The Diagram Nobody Meant to Draw

A few years ago, I was coaching a platform team at a mid-size retailer. They were rebuilding their e-commerce system - a monolith-to-microservices migration, which is fancy talk for “we’re going to take this one big thing apart and put it back together as many small things.” Noble goal. Clear technical rationale.

Six months in, they had four microservices. The checkout service. The inventory service. The customer profile service. And the promotions service.

Here’s the thing - they also had four teams. The checkout team. The inventory team. The customer profile team. And the promotions team.

The services looked exactly like the teams. Not because someone had thoughtfully designed it that way. Because nobody could have designed it any other way. The communication boundaries between teams had become the API boundaries between services. The org chart had quietly drawn the architecture diagram while everyone was busy arguing about REST vs. GraphQL.

That’s Conway’s Law. And once you see it, you can’t unsee it.

Melvin Conway first described this phenomenon in a 1968 paper called “How Do Committees Invent?” published in Datamation magazine. The paper was actually rejected by Harvard Business Review before it found its home - which feels about right for a piece of writing that basically told every organization in America that their carefully planned system designs were actually just mirrors of their reporting structures. (Not exactly the kind of thing HBR’s editors wanted to hear in 1968.)

Conway’s original formulation: “Any organization that designs a system will produce a design whose structure is a copy of the organization’s communication structure.” Fred Brooks later cited it in The Mythical Man-Month in 1975, giving it the name “Conway’s Law” and cementing its place in software engineering lore.

Conway's Law - from the Agile Coach's Toolkit

The Law That Ships Whether You Believe In It or Not

Conway’s Law is one of those rare ideas that’s simple to state, hard to internalize, and impossible to ignore once you understand what it means for how you organize teams.
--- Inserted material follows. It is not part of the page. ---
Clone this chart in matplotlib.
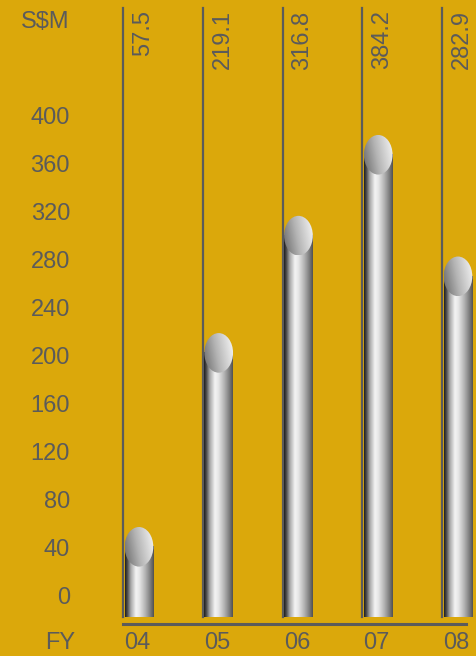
import matplotlib
matplotlib.use("Agg")
import matplotlib.pyplot as plt
import matplotlib.colors as mcolors
from matplotlib.patches import Ellipse
import numpy as np

years = ["04", "05", "06", "07", "08"]
values = [57.5, 219.1, 316.8, 384.2, 282.9]
value_labels = ["57.5", "219.1", "316.8", "384.2", "282.9"]
y_ticks = [0, 40, 80, 120, 160, 200, 240, 280, 320, 360, 400]

BG = "#dba80b"
INK = "#5b5b5b"
FONT = ["Liberation Sans", "DejaVu Sans"]

plt.rcParams["font.family"] = FONT

fig = plt.figure(figsize=(4.76, 6.56), dpi=100, facecolor=BG)
ax = fig.add_axes([0, 0, 1, 1])
ax.set_facecolor(BG)
ax.axis("off")

# cylinder shading across the bar width
cyl = mcolors.LinearSegmentedColormap.from_list("cyl", [
    (0.0, "#1e1e1e"), (0.08, "#4a4a4a"), (0.2, "#a8a8a8"), (0.38, "#f4f4f4"),
    (0.5, "#e6e6e6"), (0.7, "#b4b4b4"), (0.88, "#7c7c7c"), (1.0, "#505050")])
cap = mcolors.LinearSegmentedColormap.from_list("cap", [
    (0.0, "#6a6a6a"), (0.45, "#b4b4b4"), (1.0, "#f8f8f8")])

bar_w = 0.36
bar_off = 0.02
bottom = -17.5
cap_h = 33
row = np.linspace(0, 1, 256)[None, :]
gx, gy = np.meshgrid(np.linspace(0, 1, 64), np.linspace(0, 1, 64))
cap_grad = 0.8 * gx + 0.2 * (1 - gy)

for i, v in enumerate(values):
    x0 = i + bar_off
    yc = v - cap_h / 2
    ax.imshow(row, extent=[x0, x0 + bar_w, bottom, yc], aspect="auto", cmap=cyl, zorder=3)
    ell = Ellipse((x0 + bar_w / 2, yc), bar_w, cap_h, facecolor="none", edgecolor="none",
                  transform=ax.transData, zorder=4)
    ax.add_patch(ell)
    im = ax.imshow(cap_grad, extent=[x0, x0 + bar_w, v - cap_h, v], aspect="auto", cmap=cap,
                   origin="upper", zorder=4)
    im.set_clip_path(ell)
    ax.plot([i, i], [bottom, 490], color=INK, lw=1.6, zorder=2)
    ax.text(i + 0.25, 488, value_labels[i], rotation=90, ha="center", va="top",
            fontsize=17, color=INK)
    ax.text(i + 0.18, -39, years[i], ha="center", va="center", fontsize=17, color=INK)

ax.plot([0, 4.3], [-23.5, -23.5], color=INK, lw=2.2, zorder=2)

for t in y_ticks:
    ax.text(-0.665, t - 2, str(t), ha="right", va="center", fontsize=17, color=INK)
ax.text(-0.79, -39, "FY", ha="center", va="center", fontsize=17, color=INK)
ax.text(-0.98, 478.5, "S$M", ha="center", va="center", fontsize=17, color=INK)

ax.set_xlim(-123 / 79.75, 353 / 79.75)
ax.set_ylim(-50, 596 / 1.2)

fig.savefig("out.png", dpi=100, facecolor=BG)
Let’s break it apart.

The Original Observation

Conway noticed something that feels obvious in retrospect but was genuinely radical at the time: the structure of a system reflects the structure of the organization that built it. Not metaphorically. Literally.

If three teams build a compiler, you get a three-pass compiler. If two groups in different buildings design a user interface, you get a user interface with two distinct - and probably inconsistent - interaction patterns. If the database team and the application team don’t talk to each other, the integration between the database and the application will be painful.

This isn’t a suggestion. It isn’t a tendency. It’s a force - as predictable as gravity and roughly as negotiable. You can fight it, but the system will drift back toward mirroring the org chart every time. The communication structure of the organization constrains the solution space. Teams can only design interfaces that reflect the communication paths available to them.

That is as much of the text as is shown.